Hello everyone!
I prepare ds for the TTS. I want the model to pronounce question sentences clearly question-like, I mean, I english we can realize that we’ve just been asked because of at least a special order of words, while in some other languages there are no such restrictions, the recipe is just add “?” at the end; when speaking the intonation will make clear that the question has just been ascked.
So, I want to have around 25k sentences with various length ending sometimes with ‘.’, sometimes with ‘?’, sometimes with ‘!’.
Will the TTS learn to pronounce it right? How many ?-sentences do I need then?
Now I have around 315, which seems to me too little. Should it be something around 2k or so?
One more question.
Let’s assume we haven’t added one quite hard to pronounce word in the dataset, so the TTS makes misstakes on that one. To fix it, clearly, that word should be added to the dataset, right? But how many times should it occur (roughly)?

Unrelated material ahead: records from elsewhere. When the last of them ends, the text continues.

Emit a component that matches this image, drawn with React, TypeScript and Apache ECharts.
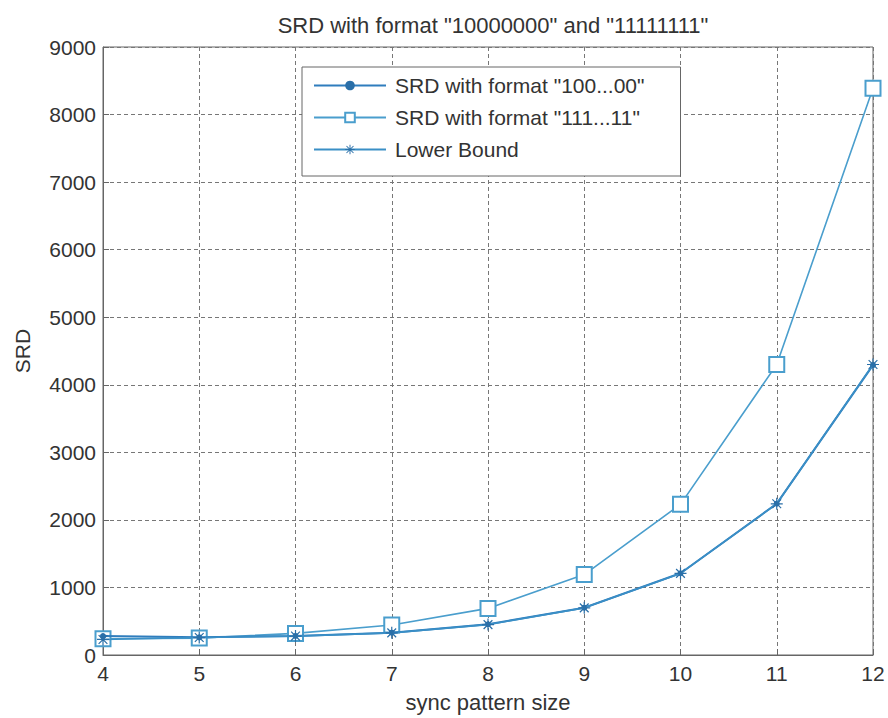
import React, { useEffect, useRef } from "react";
import * as echarts from "echarts";

const xValues = [4, 5, 6, 7, 8, 9, 10, 11, 12];
const srd100 = [280, 262, 282, 330, 455, 700, 1210, 2240, 4290];
const srd111 = [240, 250, 320, 445, 690, 1190, 2230, 4300, 8390];
const lowerBound = [230, 258, 280, 328, 450, 698, 1208, 2238, 4300];

const seriesNames = [
  'SRD with format "100...00"',
  'SRD with format "111...11"',
  "Lower Bound",
];

const starPath =
  "path://M4.5 0h1v10h-1z M0 4.5h10v1h-10z M1 1.7L1.7 1L9 8.3L8.3 9Z M8.3 1L9 1.7L1.7 9L1 8.3Z";

export default function App() {
  const ref = useRef<HTMLDivElement>(null);
  useEffect(() => {
    if (!ref.current) return;
    const chart = echarts.init(ref.current, null, { renderer: "svg" });
    const toPairs = (ys: number[]) => xValues.map((x, i) => [x, ys[i]]);
    const font = "Liberation Sans, Arial, sans-serif";
    chart.setOption({
      animation: false,
      backgroundColor: "#ffffff",
      textStyle: { fontFamily: font },
      title: {
        text: 'SRD with format "10000000" and "11111111"',
        left: 488,
        textAlign: "center",
        top: 9,
        textStyle: { fontSize: 22, fontWeight: "normal", color: "#333", fontFamily: font },
      },
      grid: { left: 103, right: 15, top: 47, bottom: 60, show: true, borderColor: "#666", borderWidth: 1 },
      legend: {
        left: 302,
        top: 67,
        orient: "vertical",
        itemWidth: 72,
        itemHeight: 12,
        itemGap: 11,
        padding: [8, 36, 16, 11],
        backgroundColor: "#fff",
        borderColor: "#666",
        borderWidth: 1,
        borderRadius: 0,
        textStyle: { fontSize: 21, color: "#333", fontFamily: font, padding: [0, 0, 0, 4] },
        data: seriesNames,
      },
      xAxis: {
        type: "value",
        min: 4,
        max: 12,
        interval: 1,
        name: "sync pattern size",
        nameLocation: "middle",
        nameGap: 36,
        nameTextStyle: { fontSize: 22, color: "#333" },
        axisLine: { show: true, lineStyle: { color: "#666" } },
        axisTick: { show: true, inside: true, length: 6, lineStyle: { color: "#666" } },
        axisLabel: { fontSize: 21, color: "#333", margin: 8 },
        splitLine: { show: true, lineStyle: { type: [4, 3], color: "#777", width: 1 } },
      },
      yAxis: {
        type: "value",
        min: 0,
        max: 9000,
        interval: 1000,
        name: "SRD",
        nameLocation: "middle",
        nameGap: 70,
        nameTextStyle: { fontSize: 21, color: "#333" },
        axisLine: { show: true, lineStyle: { color: "#666" } },
        axisTick: { show: true, inside: true, length: 6, lineStyle: { color: "#666" } },
        axisLabel: { fontSize: 21, color: "#333", margin: 7, formatter: (v: number) => String(v) },
        splitLine: { show: true, lineStyle: { type: [4, 3], color: "#777", width: 1 } },
      },
      series: [
        {
          name: seriesNames[0],
          type: "line",
          data: toPairs(srd100),
          symbol: "circle",
          symbolSize: 6,
          lineStyle: { color: "#2f7dbd", width: 2 },
          itemStyle: { color: "#2a6fa8" },
          z: 3,
        },
        {
          name: seriesNames[1],
          type: "line",
          data: toPairs(srd111),
          symbol: "emptyRect",
          symbolSize: 15,
          lineStyle: { color: "#4a9ecd", width: 1.6 },
          itemStyle: { color: "#4a9ecd", borderWidth: 1.3 },
          z: 2,
        },
        {
          name: seriesNames[2],
          type: "line",
          data: toPairs(lowerBound),
          symbol: starPath,
          symbolSize: 12,
          lineStyle: { color: "#3a8fc6", width: 1.6 },
          itemStyle: { color: "#2a6fa8" },
          z: 4,
        },
      ],
    });
    return () => chart.dispose();
  }, []);
  return <div ref={ref} style={{ width: 888, height: 718, position: "absolute", left: 0, top: 0 }} />;
}
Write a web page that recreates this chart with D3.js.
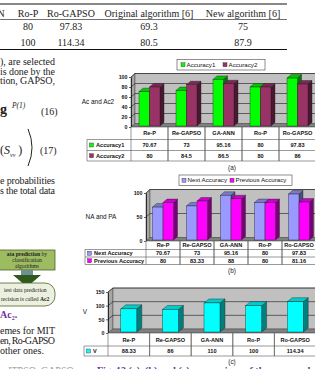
<!DOCTYPE html>
<html>
<head>
<meta charset="utf-8">
<script src="https://cdn.jsdelivr.net/npm/d3@7"></script>
<style>
  body { margin: 0; background: #fff; overflow: hidden; }
  svg { display: block; }
</style>
</head>
<body>
<div id="page"></div>
<script>
// chart data
const categories = ["Re-P", "Re-GAPSO", "GA-ANN", "Ro-P", "Ro-GAPSO"];
const accuracy1 = [70.67, 73, 95.16, 80, 97.83];
const accuracy2 = [80, 84.5, 86.5, 80, 86];
const nextAccuracy = [70.67, 73, 95.16, 80, 97.83];
const previousAccuracy = [80, 83.33, 88, 80, 81.16];
const vValues = [88.33, 86, 110, 100, 114.34];
const ticksA = [0, 20, 40, 60, 80, 100];
const ticksB = [0, 50, 100];
const ticksC = [0, 50, 100, 150];

// table at the top of the page
const topHeader = ["N", "Ro-P", "Ro-GAPSO", "Original algorithm [6]", "New algorithm [6]"];
const topRow1 = ["", "80", "97.83", "69.3", "75"];
const topRow2 = ["", "100", "114.34", "80.5", "87.9"];

const serif = "'Liberation Serif', 'Times New Roman', serif";
const sans = "'Liberation Sans', Arial, sans-serif";

function init() {
    let svg = d3.select("#page").append("svg")
        .attr("width", 315)
        .attr("height", 369);

    // ---- top table ----
    let colCenters = [1, 28, 71, 149, 243];
    let tbl = svg.append("g").attr("font-family", serif).attr("font-size", 10).attr("fill", "#222");
    tbl.append("line").attr("x1", 0).attr("x2", 287).attr("y1", 4).attr("y2", 4).attr("stroke", "#111").attr("stroke-width", 1);
    tbl.append("line").attr("x1", 0).attr("x2", 287).attr("y1", 19.5).attr("y2", 19.5).attr("stroke", "#111").attr("stroke-width", 0.6);
    tbl.append("line").attr("x1", 0).attr("x2", 287).attr("y1", 49.5).attr("y2", 49.5).attr("stroke", "#111").attr("stroke-width", 1);
    [[topHeader, 16.5], [topRow1, 30], [topRow2, 45.5]].forEach(([row, yy]) => {
        tbl.selectAll(null).data(row).join("text")
            .attr("x", (d, i) => colCenters[i])
            .attr("y", yy)
            .attr("text-anchor", "middle")
            .text(d => d);
    });

    // ---- left column text (page body) ----
    let body = svg.append("g").attr("font-family", serif).attr("font-size", 10).attr("fill", "#222");
    let justified = [["), are selected", 64.5], ["is done by the", 74.5], ["tion, GAPSO,", 83.5],
                     ["e probabilities", 183.5], ["s the total data", 193.5],
                     ["emes for MIT", 333.5], ["en, Ro-GAPSO", 343.5]];
    justified.forEach(([t, yy]) => {
        body.append("text").attr("x", 0).attr("y", yy)
            .attr("textLength", 55).attr("lengthAdjust", "spacing").text(t);
    });
    body.append("text").attr("x", 0).attr("y", 353.5).text("other ones.");

    // equation (16)
    body.append("text").attr("x", 0).attr("y", 114).attr("font-size", 14).attr("font-weight", "bold").text("g");
    body.append("text").attr("x", 12).attr("y", 108).attr("font-size", 7.5).attr("font-style", "italic").text("P(1)");
    body.append("text").attr("x", 41).attr("y", 115).text("(16)");
    // equation (17)
    let eq = body.append("text").attr("x", 0).attr("y", 154).attr("font-size", 12);
    eq.append("tspan").text("(");
    eq.append("tspan").attr("font-style", "italic").text("S");
    eq.append("tspan").attr("font-size", 6).attr("dy", 3).attr("font-style", "italic").text("vv");
    eq.append("tspan").attr("dy", -3).text(" )");
    body.append("path").attr("d", "M28,129 Q36,147.5 28,166").attr("fill", "none").attr("stroke", "#222").attr("stroke-width", 1);
    body.append("text").attr("x", 40).attr("y", 153.5).text("(17)");

    // flowchart fragment
    let fc = svg.append("g").attr("font-family", serif).attr("font-size", 5.6).attr("fill", "#222");
    fc.append("rect").attr("x", -2).attr("y", 250).attr("width", 57).attr("height", 20)
        .attr("fill", "#9dbb61").attr("stroke", "#4f6228").attr("stroke-width", 0.8);
    let f1 = fc.append("text").attr("x", 27).attr("y", 256).attr("text-anchor", "middle");
    f1.append("tspan").attr("font-weight", "bold").text("ata prediction");
    f1.append("tspan").text(" by");
    fc.append("text").attr("x", 27).attr("y", 262).attr("text-anchor", "middle").text("classification");
    fc.append("text").attr("x", 27).attr("y", 268).attr("text-anchor", "middle").text("algorithms");
    fc.append("rect").attr("x", 21).attr("y", 270).attr("width", 12).attr("height", 5).attr("fill", "#6c8f93");
    fc.append("polygon").attr("points", "13,275 41,275 27,287").attr("fill", "#2e5a1c");
    fc.append("rect").attr("x", -12).attr("y", 283).attr("width", 67).attr("height", 23).attr("rx", 10)
        .attr("fill", "#ebf1de").attr("stroke", "#4f6228").attr("stroke-width", 0.8);
    fc.append("text").attr("x", 4).attr("y", 292).text("iest data prediction");
    let f2 = fc.append("text").attr("x", 1).attr("y", 301);
    f2.append("tspan").text("recision is called ");
    f2.append("tspan").attr("font-weight", "bold").text("Ac2");

    let ac = svg.append("text").attr("x", 0).attr("y", 318).attr("font-family", serif)
        .attr("font-size", 10).attr("font-weight", "bold").attr("fill", "#7030a0");
    ac.append("tspan").text("Ac");
    ac.append("tspan").attr("font-size", 6).attr("dy", 2).text("2");
    ac.append("tspan").attr("dy", -2).text(".");

    // bottom caption, cut by the page edge
    svg.append("text").attr("x", 97).attr("y", 374).attr("font-family", serif).attr("font-size", 10)
        .attr("font-weight", "bold").attr("fill", "#7030a0")
        .text("Fig. 13  (a), (b) and (c) comparison of the proposed methods");
    svg.append("text").attr("x", 0).attr("y", 374).attr("font-family", serif).attr("font-size", 10)
        .attr("fill", "#999").text("= ITPSO, GAPSO");

    // ---- the three 3D bar charts ----
    drawChart(svg.append("g"), {
        series: [
            {name: "Accuracy1", values: accuracy1, front: "#00ff00", top: "#00c800", side: "#007a00"},
            {name: "Accuracy2", values: accuracy2, front: "#993366", top: "#7a2952", side: "#4a1830"}
        ],
        ticks: ticksA, max: 100,
        colX0: 131, colW: 37, y0: 127, yTop: 77, dx: 4, dy: 3.5, barW: 10.5,
        legendX: 87, rows: [127, 139.5, 150.5, 161],
        title: "Ac and Ac2", titleX: 98, titleY: 104,
        caption: "(a)", captionY: 170,
        legend: {x: 177, y: 59.5, w: 88, h: 10.5, items: [181, 223]}
    });
    drawChart(svg.append("g"), {
        series: [
            {name: "Next Accuracy", values: nextAccuracy, front: "#9999ff", top: "#7a7acc", side: "#4c4c80"},
            {name: "Previous Accuracy", values: previousAccuracy, front: "#ff00ff", top: "#cc00cc", side: "#7a007a"}
        ],
        ticks: ticksB, max: 100,
        colX0: 146, colW: 34, y0: 241, yTop: 193, dx: 4, dy: 3.5, barW: 10.5,
        legendX: 85, rows: [241, 249.5, 257, 264.5],
        title: "NA and PA", titleX: 101, titleY: 219,
        caption: "(b)", captionY: 273,
        legend: {x: 179, y: 175, w: 113, h: 10.5, items: [182, 230]}
    });
    drawChart(svg.append("g"), {
        series: [
            {name: "V", values: vValues, front: "#00ffff", top: "#00cccc", side: "#007f7f"}
        ],
        ticks: ticksC, max: 150,
        colX0: 108, colW: 41.6, y0: 333, yTop: 292, dx: 5, dy: 4, barW: 16,
        legendX: 84, rows: [333, 346, 356],
        title: "V", titleX: 85, titleY: 314,
        caption: "(c)", captionY: 364,
        legend: null
    });
}

function drawChart(g, cfg) {
    let right = 340;
    let x = d3.scaleBand().domain(categories)
        .range([cfg.colX0, cfg.colX0 + categories.length * cfg.colW]);
    let y = d3.scaleLinear().domain([0, cfg.max]).range([cfg.y0, cfg.yTop]);
    let ax = cfg.colX0, dx = cfg.dx, dy = cfg.dy;
    let yMax = y(cfg.max), y0 = y(0);

    // walls and floor
    g.append("polygon")
        .attr("points", [[ax, yMax], [ax + dx, yMax - dy], [ax + dx, y0 - dy], [ax, y0]].join(" "))
        .attr("fill", "#a6a6a6").attr("stroke", "#444").attr("stroke-width", 0.5);
    g.append("rect")
        .attr("x", ax + dx).attr("y", yMax - dy)
        .attr("width", right - ax - dx).attr("height", y0 - yMax)
        .attr("fill", "#c0c0c0").attr("stroke", "#444").attr("stroke-width", 0.5);
    g.append("polygon")
        .attr("points", [[ax, y0], [ax + dx, y0 - dy], [right, y0 - dy], [right, y0]].join(" "))
        .attr("fill", "#808080").attr("stroke", "#444").attr("stroke-width", 0.5);

    // gridlines
    g.selectAll(".grid").data(cfg.ticks.filter(t => t > 0)).join("polyline")
        .attr("class", "grid")
        .attr("points", t => [[ax, y(t)], [ax + dx, y(t) - dy], [right, y(t) - dy]].join(" "))
        .attr("fill", "none").attr("stroke", "#1a1a1a").attr("stroke-width", 0.6);

    // y axis
    g.append("g")
        .attr("transform", "translate(" + ax + ",0)")
        .call(d3.axisLeft(y).tickValues(cfg.ticks).tickSize(2).tickSizeOuter(0).tickPadding(1.5).tickFormat(d3.format("d")))
        .call(a => {
            a.select(".domain").attr("stroke", "#000").attr("stroke-width", 0.7);
            a.selectAll("line").attr("stroke", "#000").attr("stroke-width", 0.6);
            a.selectAll("text").attr("font-family", sans).attr("font-size", 5.3)
                .attr("font-weight", "bold").attr("fill", "#111");
        });

    // bars
    let n = cfg.series.length;
    categories.forEach((c, i) => {
        cfg.series.forEach((s, j) => {
            let bx = x(c) + x.bandwidth() / 2 - n * cfg.barW / 2 + j * cfg.barW;
            let top = y(s.values[i]), bottom = y0 - 1;
            let w = cfg.barW;
            g.append("polygon")
                .attr("points", [[bx + w, top], [bx + w + dx, top - dy], [bx + w + dx, bottom - dy], [bx + w, bottom]].join(" "))
                .attr("fill", s.side).attr("stroke", "#222").attr("stroke-width", 0.4);
            g.append("polygon")
                .attr("points", [[bx, top], [bx + dx, top - dy], [bx + w + dx, top - dy], [bx + w, top]].join(" "))
                .attr("fill", s.top).attr("stroke", "#222").attr("stroke-width", 0.4);
            g.append("rect")
                .attr("x", bx).attr("y", top).attr("width", w).attr("height", bottom - top)
                .attr("fill", s.front).attr("stroke", "#222").attr("stroke-width", 0.4);
        });
    });

    // data table
    let rows = cfg.rows;
    let tableRight = right;
    let lineCol = "#555";
    g.append("rect").attr("x", ax).attr("y", rows[0]).attr("width", tableRight - ax).attr("height", rows[1] - rows[0]).attr("fill", "#fff");
    g.append("rect").attr("x", cfg.legendX).attr("y", rows[1]).attr("width", tableRight - cfg.legendX)
        .attr("height", rows[rows.length - 1] - rows[1]).attr("fill", "#fff");
    g.append("line").attr("x1", ax).attr("x2", tableRight).attr("y1", rows[0]).attr("y2", rows[0])
        .attr("stroke", lineCol).attr("stroke-width", 0.6);
    rows.slice(1).forEach(r => {
        g.append("line").attr("x1", cfg.legendX).attr("x2", tableRight).attr("y1", r).attr("y2", r)
            .attr("stroke", lineCol).attr("stroke-width", 0.6);
    });
    g.append("line").attr("x1", cfg.legendX).attr("x2", cfg.legendX).attr("y1", rows[1]).attr("y2", rows[rows.length - 1])
        .attr("stroke", lineCol).attr("stroke-width", 0.6);
    categories.forEach(c => {
        [x(c), x(c) + x.bandwidth()].forEach(xx => {
            g.append("line").attr("x1", xx).attr("x2", xx).attr("y1", rows[0]).attr("y2", rows[rows.length - 1])
                .attr("stroke", lineCol).attr("stroke-width", 0.6);
        });
    });
    let tg = g.append("g").attr("font-family", sans).attr("font-size", 5.6).attr("font-weight", "bold").attr("fill", "#111");
    tg.selectAll(".head").data(categories).join("text")
        .attr("class", "head")
        .attr("x", d => x(d) + x.bandwidth() / 2)
        .attr("y", (rows[0] + rows[1]) / 2 + 2)
        .attr("text-anchor", "middle")
        .text(d => d);
    cfg.series.forEach((s, j) => {
        let ym = (rows[j + 1] + rows[j + 2]) / 2;
        tg.selectAll(".v" + j).data(s.values).join("text")
            .attr("class", "v" + j)
            .attr("x", (d, i) => x(categories[i]) + x.bandwidth() / 2)
            .attr("y", ym + 2)
            .attr("text-anchor", "middle")
            .text(d => d);
        tg.append("rect").attr("x", cfg.legendX + 2.5).attr("y", ym - 2).attr("width", 4).attr("height", 4)
            .attr("fill", s.front).attr("stroke", "#333").attr("stroke-width", 0.4);
        tg.append("text").attr("x", cfg.legendX + 9).attr("y", ym + 2).text(s.name);
    });

    // axis title and caption
    g.append("text").attr("x", cfg.titleX).attr("y", cfg.titleY).attr("text-anchor", "middle")
        .attr("font-family", sans).attr("font-size", 6.4).attr("fill", "#111").text(cfg.title);
    g.append("text").attr("x", 232).attr("y", cfg.captionY).attr("text-anchor", "middle")
        .attr("font-family", sans).attr("font-size", 6.4).attr("fill", "#222").text(cfg.caption);

    // legend box
    if (cfg.legend) {
        let L = cfg.legend;
        g.append("rect").attr("x", L.x).attr("y", L.y).attr("width", L.w).attr("height", L.h)
            .attr("fill", "#fff").attr("stroke", "#444").attr("stroke-width", 0.6);
        cfg.series.forEach((s, j) => {
            g.append("rect").attr("x", L.items[j]).attr("y", L.y + L.h / 2 - 2).attr("width", 4).attr("height", 4)
                .attr("fill", s.front).attr("stroke", "#333").attr("stroke-width", 0.4);
            g.append("text").attr("x", L.items[j] + 5.5).attr("y", L.y + L.h / 2 + 2.2)
                .attr("font-family", sans).attr("font-size", 6.2).attr("fill", "#111").text(s.name);
        });
    }
}

init();
</script>
</body>
</html>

To answer your question about special characters(like ? And ,) influencing the TTS to help with intonations, Yes it works exactly like that. You will get the expected prosody for questions and pauses for commas if they are in the dataset and the dataset is consistent with their audio.

The other questions about how many is very hard to answer. You’d have to find what works empirically, or add enough to be proportionately to not worry about it.


If you try fixing problems like this, you are more likely to add bias than fix the problem. Like I said, empirically find it, or add a ton of data hope it works.